● **AIM**:
In the entries below, count every line containing "this". Return the number and nothing else.

(Rows from a dataset)

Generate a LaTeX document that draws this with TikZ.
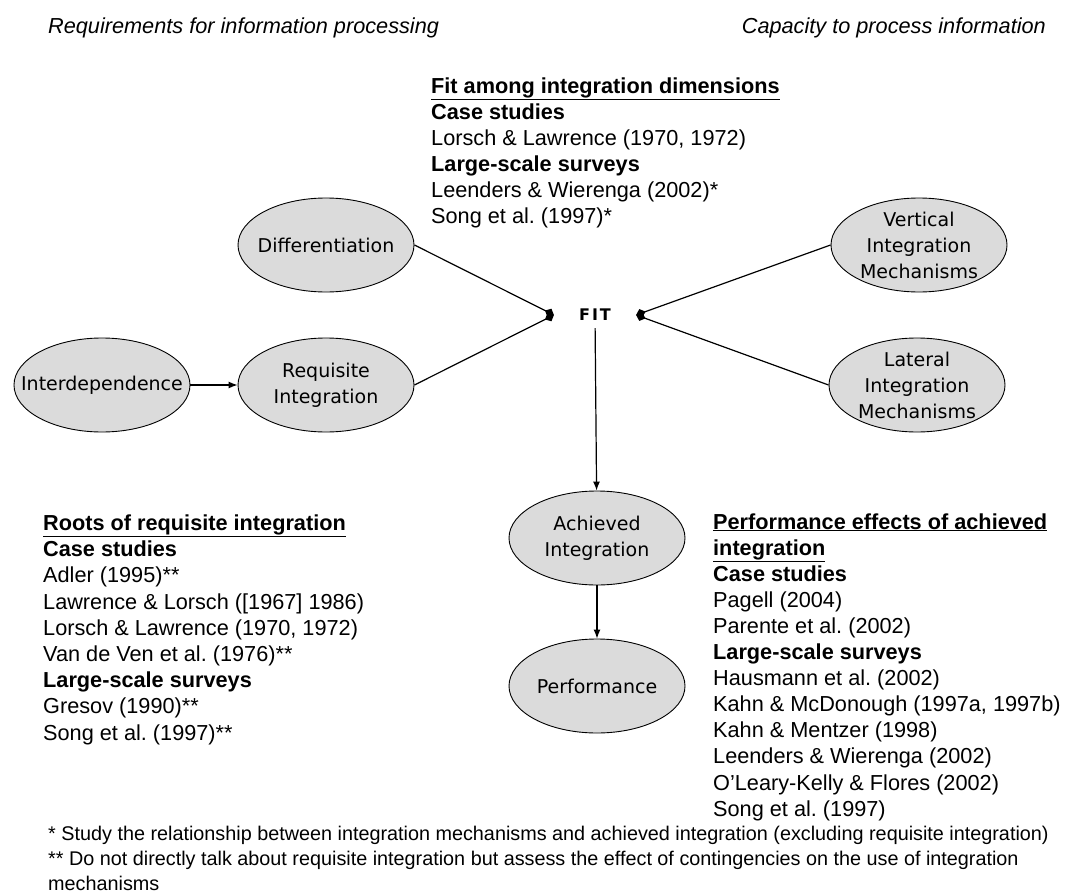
\documentclass[tikz,border=0pt]{standalone}
\usepackage{fontspec}
\setmainfont{Liberation Sans}
\newfontfamily\tahoma{DejaVu Sans}
\usetikzlibrary{arrows.meta,shapes.geometric}
\frenchspacing

\tikzset{
  oval/.style={ellipse,draw=black,line width=0.9pt,fill=black!14,
    minimum width=176pt,minimum height=94pt,inner sep=-20pt,align=center,
    font=\tahoma\fontsize{19}{26}\selectfont},
  fitlbl/.style={inner xsep=25pt,inner ysep=7pt,
    font=\tahoma\bfseries\fontsize{16}{16}\selectfont},
  lit/.style={anchor=base west,inner sep=0pt,font=\fontsize{21.7}{26}\selectfont},
  hdr/.style={inner sep=0pt,font=\itshape\fontsize{21.7}{26}\selectfont},
  note/.style={anchor=base west,inner sep=0pt,font=\fontsize{19.8}{25}\selectfont},
  conn/.style={->,line width=1.2pt},
  tofit/.style={-{Kite[length=10pt,width=9pt,inset=5pt]},line width=1.2pt}
}

\begin{document}
\begin{tikzpicture}[x=1pt,y=-1pt,>={Latex[length=9pt,width=7pt]}]
\useasboundingbox (0,0) rectangle (1065,896);
% ---------- headers ----------
\node[hdr,anchor=west] (reqhdr) at (48,28) {Requirements for information processing};
\node[hdr,anchor=east] (caphdr) at (1046,28) {Capacity to process information};
% ---------- ovals ----------
\node[oval] (differ) at (326,245) {Differentiation};
\node[oval] (inter) at (102,385) {Interdependence};
\node[oval] (requis) at (326,385) {Requisite\\Integration};
\node[oval] (vert) at (919,245) {Vertical\\Integration\\Mechanisms};
\node[oval] (lat) at (917,385) {Lateral\\Integration\\Mechanisms};
\node[oval] (achieved) at (597,538) {Achieved\\Integration};
\node[oval] (perf) at (597,686) {Performance};
\node[fitlbl] (fit) at (595,315) {F\kern2pt I\kern2pt T};
% ---------- arrows ----------
\draw[conn] (inter) -- (requis);
\draw[tofit] (differ.east) -- (fit.west);
\draw[tofit] (requis.east) -- (fit.west);
\draw[tofit] (vert.west) -- (fit.east);
\draw[tofit] (lat.west) -- (fit.east);
\draw[conn] (fit) -- (achieved);
\draw[conn] (achieved) -- (perf);
% ---------- literature: fit ----------
\foreach \t [count=\i] in {{\textbf{\underline{Fit among integration dimensions}}},
    {\textbf{Case studies}}, {Lorsch \& Lawrence (1970, 1972)},
    {\textbf{Large-scale surveys}}, {Leenders \& Wierenga (2002)*},
    {Song et al. (1997)*}}
  \node[lit] (fitlit\i) at (431,{93.5+(\i-1)*26}) {\t};
% ---------- literature: roots ----------
\foreach \t [count=\i] in {{\textbf{\underline{Roots of requisite integration}}},
    {\textbf{Case studies}}, {Adler (1995)**}, {Lawrence \& Lorsch ([1967] 1986)},
    {Lorsch \& Lawrence (1970, 1972)}, {Van de Ven et al. (1976)**},
    {\textbf{Large-scale surveys}}, {Gresov (1990)**}, {Song et al. (1997)**}}
  \node[lit] (roots\i) at (43,{530.5+(\i-1)*26.2}) {\t};
% ---------- literature: performance ----------
\foreach \t [count=\i] in {{\textbf{\underline{Performance effects of achieved}}},
    {\textbf{\underline{integration}}}, {\textbf{Case studies}}, {Pagell (2004)},
    {Parente et al. (2002)}, {\textbf{Large-scale surveys}},
    {Hausmann et al. (2002)}, {Kahn \& McDonough (1997a, 1997b)},
    {Kahn \& Mentzer (1998)}, {Leenders \& Wierenga (2002)},
    {O’Leary-Kelly \& Flores (2002)}, {Song et al. (1997)}}
  \node[lit] (perflit\i) at (713,{529+(\i-1)*26.1}) {\t};
% ---------- footnotes ----------
\node[note] (note1) at (48,840) {* Study the relationship between integration mechanisms and achieved integration (excluding requisite integration)};
\node[note] (note2) at (48,865) {** Do not directly talk about requisite integration but assess the effect of contingencies on the use of integration};
\node[note] (note3) at (48,890) {mechanisms};
\end{tikzpicture}
\end{document}
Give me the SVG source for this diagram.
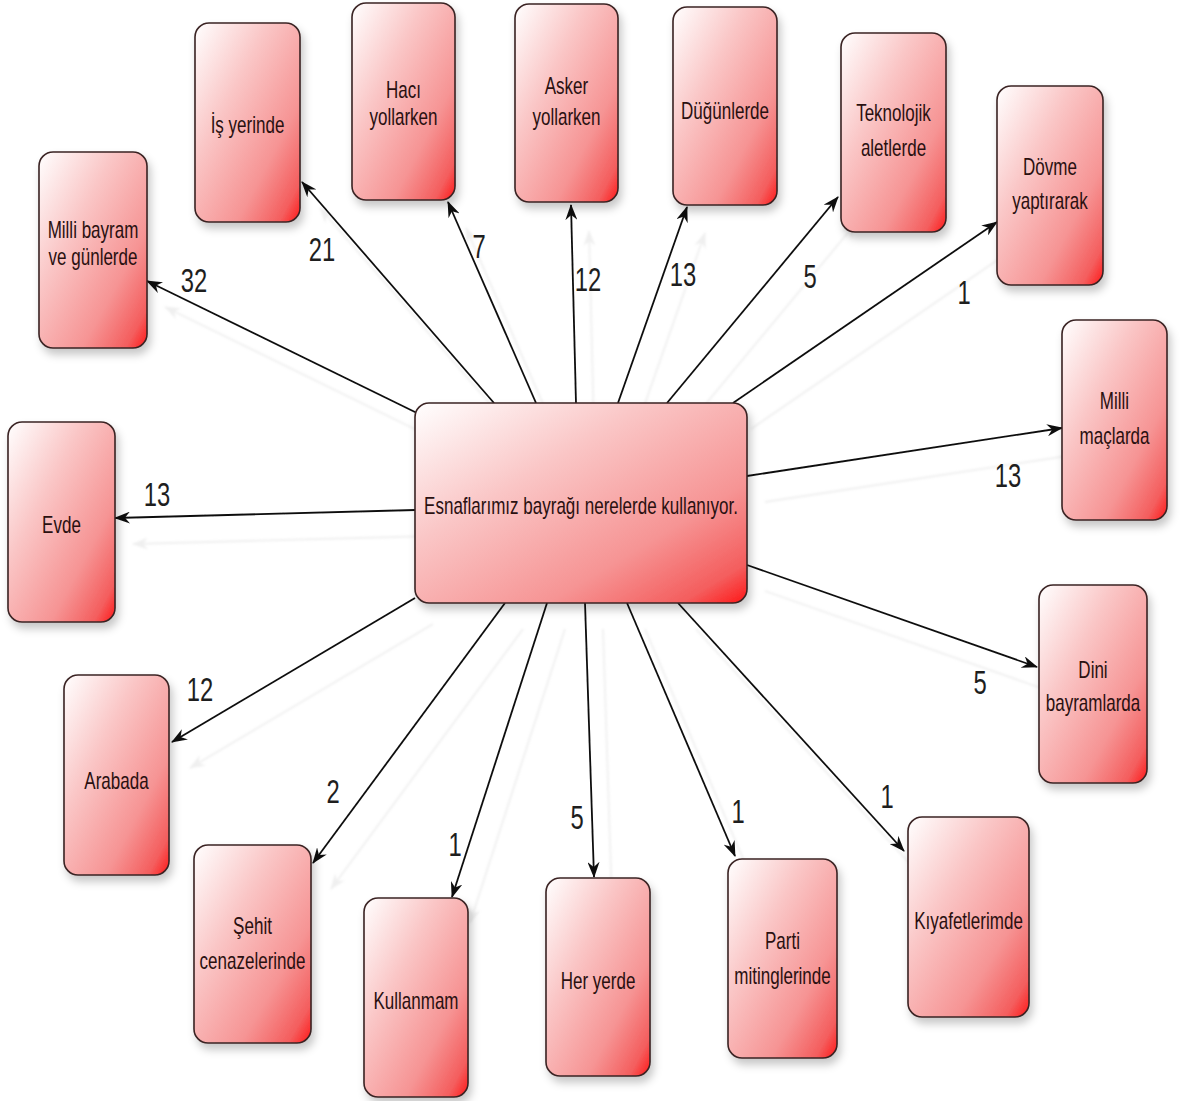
<svg xmlns="http://www.w3.org/2000/svg" width="1182" height="1101" viewBox="0 0 1182 1101">
<style>
.box{fill:url(#g);stroke:#3a2424;stroke-width:1.6;filter:url(#sh)}
.t{font-family:"Liberation Sans",Arial,sans-serif;font-size:23px;fill:#2a1010;text-anchor:middle}
.n{font-family:"Liberation Sans",Arial,sans-serif;font-size:34px;fill:#1e1e1e;text-anchor:middle}
.c{stroke:#111;stroke-width:1.8;fill:none;marker-end:url(#ah)}
</style>
<defs>
<linearGradient id="g" x1="0" y1="0" x2="1" y2="1">
<stop offset="0" stop-color="#ffffff"/>
<stop offset="0.35" stop-color="#fac6c6"/>
<stop offset="0.7" stop-color="#f69494"/>
<stop offset="0.9" stop-color="#f45e5e"/>
<stop offset="1" stop-color="#ff1616"/>
</linearGradient>
<filter id="sh" x="-20%" y="-20%" width="150%" height="150%">
<feDropShadow dx="3" dy="6" stdDeviation="4" flood-color="#000" flood-opacity="0.22"/>
</filter>
<filter id="csh" x="-20%" y="-20%" width="150%" height="150%">
<feDropShadow dx="18" dy="26" stdDeviation="1" flood-color="#b0b0b0" flood-opacity="0.2"/>
</filter>
<marker id="ah" viewBox="0 0 16 12" refX="15" refY="6" markerWidth="16" markerHeight="12" markerUnits="userSpaceOnUse" orient="auto">
<path d="M0,0 L16,6 L0,12 L5,6 Z" fill="#111"/>
</marker>
</defs>
<rect width="1182" height="1101" fill="#fff"/>
<g id="connectors" filter="url(#csh)">
<line class="c" x1="417" y1="413" x2="147" y2="281"/>
<line class="c" x1="494" y1="403" x2="302" y2="182"/>
<line class="c" x1="536" y1="403" x2="448" y2="202"/>
<line class="c" x1="576" y1="403" x2="571" y2="205"/>
<line class="c" x1="618" y1="403" x2="687" y2="207"/>
<line class="c" x1="667" y1="403" x2="838" y2="197"/>
<line class="c" x1="733" y1="403" x2="997" y2="222"/>
<line class="c" x1="747" y1="476" x2="1062" y2="428"/>
<line class="c" x1="747" y1="565" x2="1037" y2="667"/>
<line class="c" x1="678" y1="603" x2="904" y2="851"/>
<line class="c" x1="627" y1="603" x2="735" y2="856"/>
<line class="c" x1="585" y1="603" x2="594" y2="877"/>
<line class="c" x1="547" y1="603" x2="452" y2="897"/>
<line class="c" x1="505" y1="603" x2="313" y2="863"/>
<line class="c" x1="415" y1="598" x2="172" y2="742"/>
<line class="c" x1="415" y1="510" x2="115" y2="518"/>
</g>
<g id="labels">
<text class="n" transform="translate(194 292) scale(0.7 1)">32</text>
<text class="n" transform="translate(322 261) scale(0.7 1)">21</text>
<text class="n" transform="translate(479 258) scale(0.7 1)">7</text>
<text class="n" transform="translate(588 291) scale(0.7 1)">12</text>
<text class="n" transform="translate(683 286) scale(0.7 1)">13</text>
<text class="n" transform="translate(810 288) scale(0.7 1)">5</text>
<text class="n" transform="translate(964 304) scale(0.7 1)">1</text>
<text class="n" transform="translate(1008 487) scale(0.7 1)">13</text>
<text class="n" transform="translate(980 694) scale(0.7 1)">5</text>
<text class="n" transform="translate(887 808) scale(0.7 1)">1</text>
<text class="n" transform="translate(738 823) scale(0.7 1)">1</text>
<text class="n" transform="translate(577 829) scale(0.7 1)">5</text>
<text class="n" transform="translate(455 856) scale(0.7 1)">1</text>
<text class="n" transform="translate(333 803) scale(0.7 1)">2</text>
<text class="n" transform="translate(200 701) scale(0.7 1)">12</text>
<text class="n" transform="translate(157 506) scale(0.7 1)">13</text>
</g>
<g id="center">
<rect class="box" x="415" y="403" width="332" height="200" rx="14"/>
<text class="t" transform="translate(581 514) scale(0.74 1)">Esnaflarımız bayrağı nerelerde kullanıyor.</text>
</g>
<g id="n-milli-bayram">
<rect class="box" x="39" y="152" width="108" height="196" rx="14"/>
<text class="t" transform="translate(93 238) scale(0.74 1)">Milli bayram</text>
<text class="t" transform="translate(93 265) scale(0.74 1)">ve günlerde</text>
</g>
<g id="n-is-yerinde">
<rect class="box" x="195" y="23" width="105" height="199" rx="14"/>
<text class="t" transform="translate(247.5 133) scale(0.74 1)">İş yerinde</text>
</g>
<g id="n-haci">
<rect class="box" x="352" y="3" width="103" height="197" rx="14"/>
<text class="t" transform="translate(403.5 98) scale(0.74 1)">Hacı</text>
<text class="t" transform="translate(403.5 125) scale(0.74 1)">yollarken</text>
</g>
<g id="n-asker">
<rect class="box" x="515" y="4" width="103" height="198" rx="14"/>
<text class="t" transform="translate(566.5 94) scale(0.74 1)">Asker</text>
<text class="t" transform="translate(566.5 125) scale(0.74 1)">yollarken</text>
</g>
<g id="n-dugun">
<rect class="box" x="673" y="7" width="104" height="198" rx="14"/>
<text class="t" transform="translate(725 119) scale(0.74 1)">Düğünlerde</text>
</g>
<g id="n-teknolojik">
<rect class="box" x="841" y="33" width="105" height="199" rx="14"/>
<text class="t" transform="translate(893.5 121) scale(0.74 1)">Teknolojik</text>
<text class="t" transform="translate(893.5 156) scale(0.74 1)">aletlerde</text>
</g>
<g id="n-dovme">
<rect class="box" x="997" y="86" width="106" height="199" rx="14"/>
<text class="t" transform="translate(1050 175) scale(0.74 1)">Dövme</text>
<text class="t" transform="translate(1050 209) scale(0.74 1)">yaptırarak</text>
</g>
<g id="n-milli-mac">
<rect class="box" x="1062" y="320" width="105" height="200" rx="14"/>
<text class="t" transform="translate(1114.5 409) scale(0.74 1)">Milli</text>
<text class="t" transform="translate(1114.5 444) scale(0.74 1)">maçlarda</text>
</g>
<g id="n-dini">
<rect class="box" x="1039" y="585" width="108" height="198" rx="14"/>
<text class="t" transform="translate(1093 678) scale(0.74 1)">Dini</text>
<text class="t" transform="translate(1093 711) scale(0.74 1)">bayramlarda</text>
</g>
<g id="n-kiyafet">
<rect class="box" x="908" y="817" width="121" height="200" rx="14"/>
<text class="t" transform="translate(968.5 929) scale(0.74 1)">Kıyafetlerimde</text>
</g>
<g id="n-parti">
<rect class="box" x="728" y="859" width="109" height="199" rx="14"/>
<text class="t" transform="translate(782.5 949) scale(0.74 1)">Parti</text>
<text class="t" transform="translate(782.5 984) scale(0.74 1)">mitinglerinde</text>
</g>
<g id="n-her-yerde">
<rect class="box" x="546" y="878" width="104" height="198" rx="14"/>
<text class="t" transform="translate(598 989) scale(0.74 1)">Her yerde</text>
</g>
<g id="n-kullanmam">
<rect class="box" x="364" y="898" width="104" height="199" rx="14"/>
<text class="t" transform="translate(416 1009) scale(0.74 1)">Kullanmam</text>
</g>
<g id="n-sehit">
<rect class="box" x="194" y="845" width="117" height="198" rx="14"/>
<text class="t" transform="translate(252.5 934) scale(0.74 1)">Şehit</text>
<text class="t" transform="translate(252.5 969) scale(0.74 1)">cenazelerinde</text>
</g>
<g id="n-arabada">
<rect class="box" x="64" y="675" width="105" height="200" rx="14"/>
<text class="t" transform="translate(116.5 789) scale(0.74 1)">Arabada</text>
</g>
<g id="n-evde">
<rect class="box" x="8" y="422" width="107" height="200" rx="14"/>
<text class="t" transform="translate(61.5 533) scale(0.74 1)">Evde</text>
</g>
</svg>
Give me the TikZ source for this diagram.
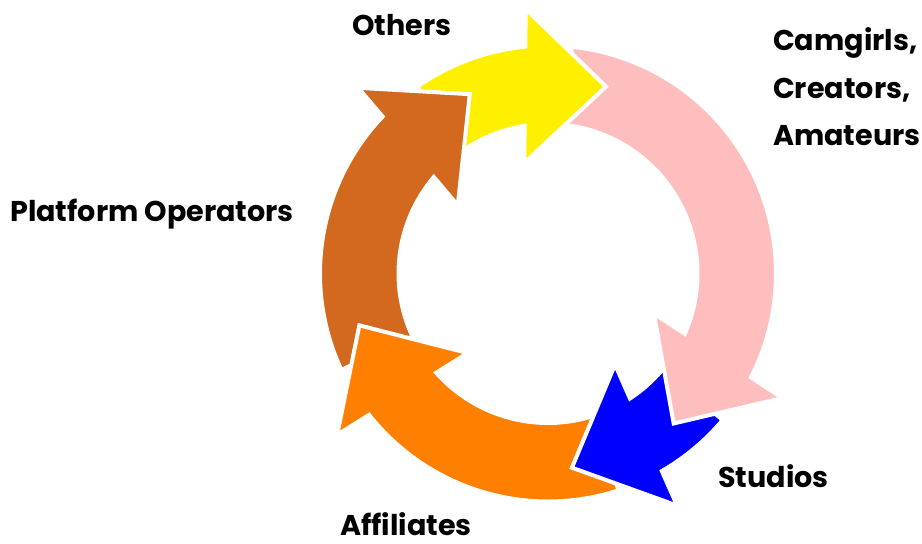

● **EXERCISE RESULT**:
3